Panel strip 190 shown in FIG. 19 and panel strip 191 shown in FIG. 19a demonstrate how panel strip 120 of FIG. 12 can be modified to form spherical structures. In panel strips 190, 191 the dimensions of the converging corrugations are all reduced in the same ratio by darts 199, 198 as they approach the centre of the dome structure. The views of the side edges shown in FIGS. 19b, 19c, 19d show how this reduction can easily be made to suit any predetermined geometric progression. Because of the simplicity of these panel strips, manufacture and erection costs will be less than with other styles, and the planar ridge design will give high strength values.

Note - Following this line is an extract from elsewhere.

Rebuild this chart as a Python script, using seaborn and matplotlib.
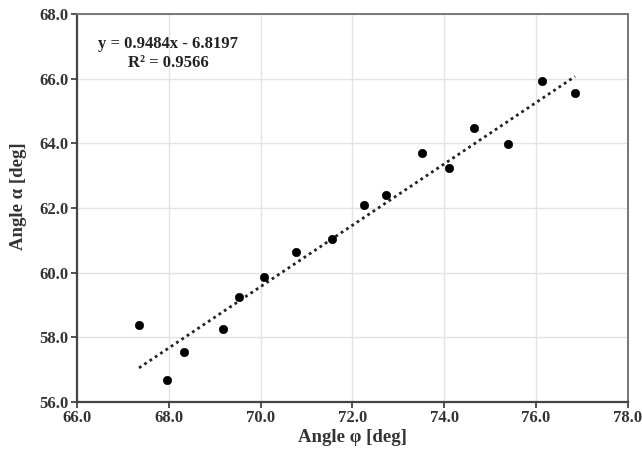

Structures formed from continuous panel strips have many advantages over other styles of construction. They can be manufactured in long sections either on or off site reducing the cost of transportation. There are many styles available offering a wide variety of structures which can be built. The flexibility of the converging corrugations gives a good range of architectural surface treatments on the interior and exterior panels of the buildings. The material comprising the panel strips can be selected to withstand the climatic and environmental conditions of a particular site. The length of joints and the number of pieces is reduced over other styles of metal buildings, lessening construction time. Joints overlap and are laid to weather preventing leakage. Structures can be constructed of two or more layers giving a dead air space which can be filled with insulation as required. Buildings made from continuous panel strips are generally lighter than other types of construction, and can easily be dismantled and relocated. The lighter unit weight of the buildings also reduces the dead loads which, combined with longitudinal segmentation of the panel strips, permits very large buildings to be constructed by this method.
As will be apparent to those skilled in the art in light of the foregoing disclosure, many alterations and modifications are possible in the practise of this invention without departing from the spirit or scope thereof. Accordingly, the scope of the invention is to be construed in accordance with the substance defined by the following claims.